Morphogenesis of filaments growing in flexible confinements

TL;DR

This paper investigates how elastic filaments grow within flexible confinements, revealing diverse morphologies and phase transitions influenced by material and geometric properties through experiments and simulations.

Contribution

It introduces a comprehensive phase diagram and order parameters for morphogenesis of growing filaments in deformable confinements, a largely unexplored area.

Findings

Identification of four distinct morphological phases

Development of a phase diagram based on bifurcation analysis

Proposal of four order parameters for phase transitions

Abstract

Space-saving design is a requirement that is encountered in biological systems and the development of modern technological devices alike.
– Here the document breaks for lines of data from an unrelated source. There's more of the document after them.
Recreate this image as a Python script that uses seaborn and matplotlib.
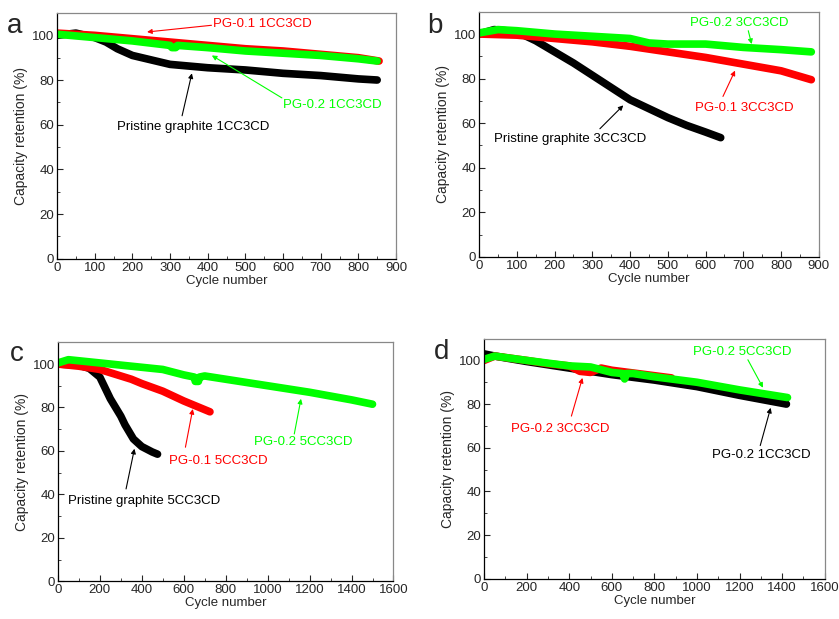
import pandas as pd
import seaborn as sns
import matplotlib.pyplot as plt
from matplotlib.ticker import MultipleLocator

# ---- panel a (1CC3CD) ----
a_pristine_x = [0, 50, 100, 130, 160, 200, 250, 300, 400, 500, 600, 700, 800, 850]
a_pristine_y = [100, 101, 99, 97, 94, 91, 89, 87, 85.5, 84.5, 83, 82, 80.5, 80]
a_pg01_x = [0, 100, 200, 300, 400, 500, 600, 700, 800, 855]
a_pg01_y = [101, 100, 98.5, 97, 95.5, 94, 93, 91.5, 90, 88.5]
a_pg02_x = [0, 100, 200, 300, 305, 315, 320, 400, 500, 600, 700, 800, 850]
a_pg02_y = [100.5, 99, 97.5, 95.5, 94.5, 94.5, 95.5, 94.5, 93, 92, 91, 89.5, 88.5]

# ---- panel b (3CC3CD) ----
b_pristine_x = [0, 40, 100, 150, 200, 250, 300, 350, 400, 450, 500, 550, 600, 640]
b_pristine_y = [100, 102, 101, 97, 92, 87, 81.5, 76, 70.5, 66.5, 62.5, 59, 56, 53.5]
b_pg01_x = [0, 100, 200, 300, 400, 500, 600, 700, 800, 880]
b_pg01_y = [100, 99.5, 98, 96.5, 94.5, 92, 89.5, 86.5, 83.5, 79.5]
b_pg02_x = [0, 50, 100, 200, 300, 400, 450, 500, 600, 700, 800, 880]
b_pg02_y = [100.5, 102, 101.5, 100, 99, 98, 96, 95.5, 95.5, 94, 93, 92]

# ---- panel c (5CC3CD) ----
c_pristine_x = [0, 100, 150, 200, 250, 300, 320, 360, 400, 450, 475]
c_pristine_y = [100, 99.5, 98, 94, 84, 76, 72, 65.5, 62, 59.5, 58.5]
c_pg01_x = [0, 100, 200, 300, 350, 400, 500, 600, 700, 725]
c_pg01_y = [100, 99, 97.5, 94.5, 93, 91, 87.5, 83, 79, 78]
c_pg02_x = [0, 50, 100, 200, 400, 500, 600, 650, 655, 670, 675, 700, 800, 1000, 1200, 1400, 1500]
c_pg02_y = [100.5, 102, 101.5, 100.5, 98.5, 97.5, 95, 94, 92, 92, 94, 94.5, 93, 90, 87, 83.5, 81.5]

# ---- panel d (PG-0.2 at different rates) ----
d_1c_x = [0, 50, 200, 400, 600, 800, 1000, 1200, 1420]
d_1c_y = [103, 102, 99.5, 96.5, 93.5, 91, 88, 84, 80]
d_3c_x = [0, 50, 200, 300, 400, 450, 500, 550, 600, 800, 880]
d_3c_y = [100, 102, 100, 98.5, 97.5, 95, 94.5, 96.5, 95.5, 93, 92]
d_5c_x = [0, 50, 200, 400, 500, 600, 650, 660, 670, 700, 800, 1000, 1200, 1425]
d_5c_y = [100.5, 102, 100, 97.5, 97, 94.5, 94, 91.5, 94, 94, 92.5, 90, 86.5, 83]

BLACK, RED, GREEN = "#000000", "#ff0000", "#00ff00"

sns.set_style("ticks")
plt.rcParams["font.family"] = ["Liberation Sans", "DejaVu Sans"]

fig = plt.figure(figsize=(8.39, 6.19), dpi=100)


def make_axes(rect, xmax, xmajor, letter, letter_xy):
    ax = fig.add_axes(rect)
    ax.set_xlim(0, xmax)
    ax.set_ylim(0, 110)
    ax.xaxis.set_major_locator(MultipleLocator(xmajor))
    ax.xaxis.set_minor_locator(MultipleLocator(xmajor / 2))
    ax.yaxis.set_major_locator(MultipleLocator(20))
    ax.yaxis.set_minor_locator(MultipleLocator(10))
    ax.tick_params(which="both", direction="in", labelsize=9.5, pad=2)
    ax.tick_params(which="major", length=4)
    ax.tick_params(which="minor", length=2)
    for side in ["top", "right"]:
        ax.spines[side].set_color("#888888")
    for side in ["left", "bottom"]:
        ax.spines[side].set_color("black")
    for sp in ax.spines.values():
        sp.set_linewidth(0.9)
    ax.set_xlabel("Cycle number", fontsize=9.5, labelpad=1)
    ax.set_ylabel("Capacity retention (%)", fontsize=10, labelpad=3)
    fig.text(letter_xy[0], letter_xy[1], letter, fontsize=20, ha="left", va="center")
    return ax


def draw(ax, xs, ys, color):
    df = pd.DataFrame({"cycle": xs, "retention": ys})
    sns.lineplot(data=df, x="cycle", y="retention", color=color, lw=5.5,
                 ax=ax, solid_capstyle="round")


def label(ax, text, pos, tail, tip, color):
    ax.text(pos[0], pos[1], text, color=color, fontsize=9.5, ha="left", va="center")
    ax.annotate("", xy=tip, xytext=tail,
                arrowprops=dict(arrowstyle="-|>", color=color, lw=0.8,
                                mutation_scale=7, shrinkA=0, shrinkB=0))


# panel a
ax = make_axes([0.068, 0.582, 0.404, 0.397], 900, 100, "a", (0.008, 0.958))
draw(ax, a_pristine_x, a_pristine_y, BLACK)
draw(ax, a_pg01_x, a_pg01_y, RED)
draw(ax, a_pg02_x, a_pg02_y, GREEN)
label(ax, "PG-0.1 1CC3CD", (414, 105), (410, 104.5), (239, 101.5), RED)
label(ax, "PG-0.2 1CC3CD", (600, 69), (597, 72), (411, 91), GREEN)
label(ax, "Pristine graphite 1CC3CD", (160, 59), (332, 64), (358, 83), BLACK)

# panel b
ax = make_axes([0.571, 0.585, 0.405, 0.396], 900, 100, "b", (0.509, 0.958))
draw(ax, b_pristine_x, b_pristine_y, BLACK)
draw(ax, b_pg01_x, b_pg01_y, RED)
draw(ax, b_pg02_x, b_pg02_y, GREEN)
label(ax, "PG-0.2 3CC3CD", (558, 105), (713, 101.5), (722, 95.5), GREEN)
label(ax, "PG-0.1 3CC3CD", (572, 67), (646, 72), (678, 83.6), RED)
label(ax, "Pristine graphite 3CC3CD", (39, 53), (320, 57.5), (382, 68), BLACK)

# panel c
ax = make_axes([0.069, 0.061, 0.400, 0.386], 1600, 200, "c", (0.012, 0.428))
draw(ax, c_pristine_x, c_pristine_y, BLACK)
draw(ax, c_pg01_x, c_pg01_y, RED)
draw(ax, c_pg02_x, c_pg02_y, GREEN)
label(ax, "PG-0.2 5CC3CD", (937, 64), (1127, 67.8), (1159, 84), GREEN)
label(ax, "PG-0.1 5CC3CD", (532, 55.5), (608, 61.7), (643, 79.3), RED)
label(ax, "Pristine graphite 5CC3CD", (48, 37), (325, 42.5), (365, 61), BLACK)

# panel d
ax = make_axes([0.577, 0.065, 0.406, 0.388], 1600, 200, "d", (0.517, 0.432))
draw(ax, d_1c_x, d_1c_y, BLACK)
draw(ax, d_3c_x, d_3c_y, RED)
draw(ax, d_5c_x, d_5c_y, GREEN)
label(ax, "PG-0.2 5CC3CD", (981, 104), (1239, 100.3), (1310, 87.5), GREEN)
label(ax, "PG-0.2 3CC3CD", (124, 68.4), (410, 74.5), (462, 92), RED)
label(ax, "PG-0.2 1CC3CD", (1072, 56.6), (1297, 61), (1346, 78.3), BLACK)

fig.savefig("out.png", dpi=100)
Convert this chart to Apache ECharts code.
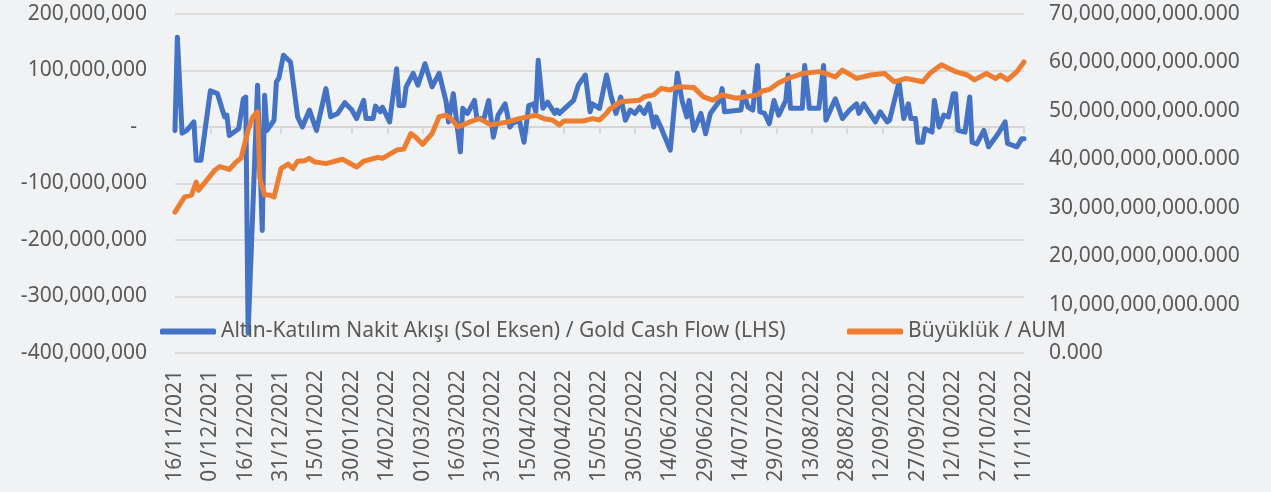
<!DOCTYPE html>
<html>
<head>
<meta charset="utf-8">
<script src="https://cdn.jsdelivr.net/npm/echarts@6/dist/echarts.min.js"></script>
<style>
    html, body { margin: 0; padding: 0; background: #f1f2f4; }
    #chart { width: 1271px; height: 492px; }
</style>
</head>
<body>
<div id="chart"></div>
<script>
// x = gün sayısı (16/11/2021'den itibaren)
const tickLabels = ['16/11/2021', '01/12/2021', '16/12/2021', '31/12/2021', '15/01/2022', '30/01/2022',
    '14/02/2022', '01/03/2022', '16/03/2022', '31/03/2022', '15/04/2022', '30/04/2022', '15/05/2022',
    '30/05/2022', '14/06/2022', '29/06/2022', '14/07/2022', '29/07/2022', '13/08/2022', '28/08/2022',
    '12/09/2022', '27/09/2022', '12/10/2022', '27/10/2022', '11/11/2022']

// Nakit akışı (milyon)
const flowDay = [0, 1, 3, 5, 8, 9, 11, 15, 18, 21, 22, 23, 27, 29, 30, 31, 35, 37, 38, 39, 40, 42, 43, 44, 46, 49,
    52, 54, 57, 59, 60, 64, 66, 69, 72, 75, 77, 80, 81, 84, 85, 87, 88, 91, 92, 94, 95, 97, 98, 101, 103, 106,
    109, 112, 115, 116, 118, 121, 122, 124, 127, 128, 131, 133, 135, 137, 140, 142, 143, 146, 148, 150, 152,
    153, 154, 156, 158, 161, 162, 163, 169, 171, 174, 176, 177, 180, 183, 185, 187, 189, 191, 193, 195, 197,
    199, 201, 203, 204, 206, 210, 211, 213, 215, 217, 218, 220, 223, 225, 227, 231, 232, 233, 240, 241, 243,
    245, 247, 248, 250, 252, 254, 256, 259, 260, 261, 266, 267, 269, 273, 275, 276, 280, 283, 286, 289, 290,
    292, 297, 299, 302, 303, 307, 309, 311, 312, 314, 315, 317, 318, 321, 322, 324, 326, 328, 330, 331, 332,
    335, 337, 338, 340, 343, 345, 349, 352, 353, 357, 359, 360]
const flowValue = [-6, 159, -11, -6, 9, -59, -59, 64, 59, 18, 21, -15, -3, 50, 53, -365, 74, -183, 56, -6, 0, 12,
    80, 86, 127, 115, 18, 0, 30, 6, -6, 68, 18, 24, 43, 30, 15, 47, 15, 15, 37, 27, 35, 9, 41, 103, 38, 38, 71,
    95, 74, 112, 71, 95, 44, 9, 59, -44, 33, 24, 47, 15, 15, 47, -18, 21, 41, 0, 6, 12, -27, 38, 41, 27, 118,
    33, 44, 24, 30, 24, 47, 74, 92, 27, 41, 33, 92, 53, 24, 53, 12, 30, 24, 35, 24, 41, 0, 18, 0, -41, 3, 95,
    47, 18, 47, -6, 24, -12, 24, 47, 68, 27, 30, 62, 35, 30, 109, 27, 24, 6, 47, 21, 47, 92, 33, 33, 109, 33,
    33, 109, 12, 50, 15, 30, 41, 24, 41, 9, 27, 9, 12, 80, 15, 41, 15, 15, -27, -27, -3, -9, 47, 0, 21, 18, 59,
    59, -6, -9, 53, -27, -30, -6, -35, -12, 9, -29, -35, -21, -21]

// Büyüklük (milyar)
const aumDay = [0, 4, 7, 9, 10, 14, 17, 19, 23, 26, 28, 31, 33, 35, 36, 38, 40, 42, 45, 48, 50, 52, 55, 57, 59,
    64, 71, 77, 80, 86, 88, 94, 97, 100, 102, 105, 109, 112, 115, 117, 120, 125, 129, 134, 141, 146, 153, 157,
    160, 163, 165, 173, 177, 180, 183, 184, 189, 197, 199, 203, 206, 210, 213, 220, 224, 228, 232, 238, 247,
    249, 252, 256, 260, 266, 273, 276, 280, 283, 289, 295, 301, 305, 310, 317, 320, 325, 331, 336, 339, 344,
    348, 350, 353, 357, 360]
const aumValue = [29.1, 32.2, 32.6, 35.3, 33.6, 36.0, 37.8, 38.5, 37.9, 39.5, 40.2, 46.0, 48.8, 49.8, 36.0, 32.6,
    32.6, 32.2, 38.1, 39.0, 38.1, 39.6, 39.7, 40.2, 39.5, 39.1, 40.0, 38.4, 39.6, 40.4, 40.2, 41.9, 42.1, 45.3,
    44.6, 43.1, 45.3, 48.8, 49.1, 48.4, 46.7, 47.7, 48.4, 47.1, 47.7, 48.4, 49.1, 48.3, 48.1, 47.1, 47.9, 47.9,
    48.4, 48.1, 49.5, 50.2, 51.9, 52.2, 52.9, 53.3, 54.6, 54.3, 55.0, 54.8, 52.9, 52.2, 53.3, 52.6, 53.3, 54.1,
    54.4, 55.8, 56.7, 57.7, 58.1, 57.7, 57.0, 58.4, 56.7, 57.4, 57.7, 56.0, 56.7, 56.0, 57.7, 59.5, 58.1, 57.4,
    56.4, 57.7, 56.7, 57.4, 56.4, 58.1, 60.1]

const FONT = 'Noto Sans'
const TEXT_COLOR = '#595959'
const GRID_COLOR = '#d4d4d4'

let chart = echarts.init(document.getElementById('chart'))

// sıfır çizgisindeki eksen için gün listesi
const dayIndex = []
for (let i = 0; i <= 360; i++) {
    dayIndex.push(String(i))
}

const option = {
    backgroundColor: '#f1f2f4',
    textStyle: {fontFamily: FONT},
    animation: false,
    grid: {
        left: 175,
        right: 247,
        top: 14,
        bottom: 139
    },
    legend: [
        {
            data: ['Altın-Katılım Nakit Akışı (Sol Eksen) / Gold Cash Flow (LHS)'],
            left: 160,
            top: 321,
            padding: 0,
            icon: 'roundRect',
            itemWidth: 56,
            itemHeight: 6,
            textStyle: {fontSize: 21, color: TEXT_COLOR, fontFamily: FONT}
        },
        {
            data: ['Büyüklük / AUM'],
            left: 847,
            top: 321,
            padding: 0,
            icon: 'roundRect',
            itemWidth: 56,
            itemHeight: 6,
            textStyle: {fontSize: 21, color: TEXT_COLOR, fontFamily: FONT}
        }
    ],
    xAxis: [
        {
            type: 'value',
            min: 0,
            max: 360,
            interval: 15,
            position: 'bottom',
            axisLine: {show: false, onZero: false},
            axisTick: {show: false},
            splitLine: {show: false},
            axisLabel: {
                rotate: 90,
                margin: 17,
                fontSize: 21,
                color: TEXT_COLOR,
                fontFamily: FONT,
                formatter: v => tickLabels[Math.round(v / 15)] || ''
            }
        },
        {
            // sıfır çizgisi (sol eksende 0 seviyesi)
            type: 'category',
            data: dayIndex,
            boundaryGap: false,
            position: 'bottom',
            offset: -226,
            axisLine: {show: true, onZero: false, lineStyle: {color: GRID_COLOR, width: 1.5}},
            axisTick: {show: true, interval: 14, length: 7, lineStyle: {color: GRID_COLOR, width: 1.5}},
            axisLabel: {show: false, interval: 14},
            splitLine: {show: false}
        }
    ],
    yAxis: [
        {
            type: 'value',
            min: -400,
            max: 200,
            interval: 100,
            axisLine: {show: false},
            axisTick: {show: false},
            splitLine: {lineStyle: {color: GRID_COLOR, width: 1.5}},
            axisLabel: {
                margin: 28,
                fontSize: 21,
                color: TEXT_COLOR,
                fontFamily: FONT,
                formatter: v => v === 0 ? '{z|-}' : (v * 1e6).toLocaleString('en-US'),
                rich: {z: {fontSize: 21, color: TEXT_COLOR, fontFamily: FONT, padding: [0, 10, 0, 0]}}
            }
        },
        {
            type: 'value',
            min: 0,
            max: 70,
            interval: 10,
            position: 'right',
            axisLine: {show: false},
            axisTick: {show: false},
            splitLine: {show: false},
            axisLabel: {
                margin: 25,
                fontSize: 21,
                color: TEXT_COLOR,
                fontFamily: FONT,
                formatter: v => (v * 1e9).toLocaleString('en-US', {minimumFractionDigits: 3, maximumFractionDigits: 3})
            }
        }
    ],
    series: [
        {
            name: 'Altın-Katılım Nakit Akışı (Sol Eksen) / Gold Cash Flow (LHS)',
            type: 'line',
            xAxisIndex: 0,
            yAxisIndex: 0,
            data: flowDay.map((d, i) => [d, flowValue[i]]),
            symbol: 'none',
            itemStyle: {color: '#4472C4'},
            lineStyle: {color: '#4472C4', width: 5, join: 'round', cap: 'round'}
        },
        {
            name: 'Büyüklük / AUM',
            type: 'line',
            xAxisIndex: 0,
            yAxisIndex: 1,
            data: aumDay.map((d, i) => [d, aumValue[i]]),
            symbol: 'none',
            itemStyle: {color: '#ED7D31'},
            lineStyle: {color: '#ED7D31', width: 5, join: 'round', cap: 'round'}
        }
    ]
}
chart.setOption(option)
</script>
</body>
</html>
Many living organisms dynamically pack their polymer chains, filaments or membranes inside of deformable vesicles or soft tissue like cell walls, chorions, and buds. Surprisingly little is known about morphogenesis due to growth in flexible confinements - perhaps owing to the daunting complexity lying in the nonlinear feedback between packed material and expandable cavity. Here we show by experiments and simulations how geometric and material properties lead to a plethora of morphologies when elastic filaments are growing far beyond the equilibrium size of a flexible thin sheet they are confined in. Depending on friction, sheet flexibility and thickness, we identify four distinct morphological phases emerging from bifurcation and present the corresponding phase diagram. Four order parameters quantifying the transitions between these phases are proposed.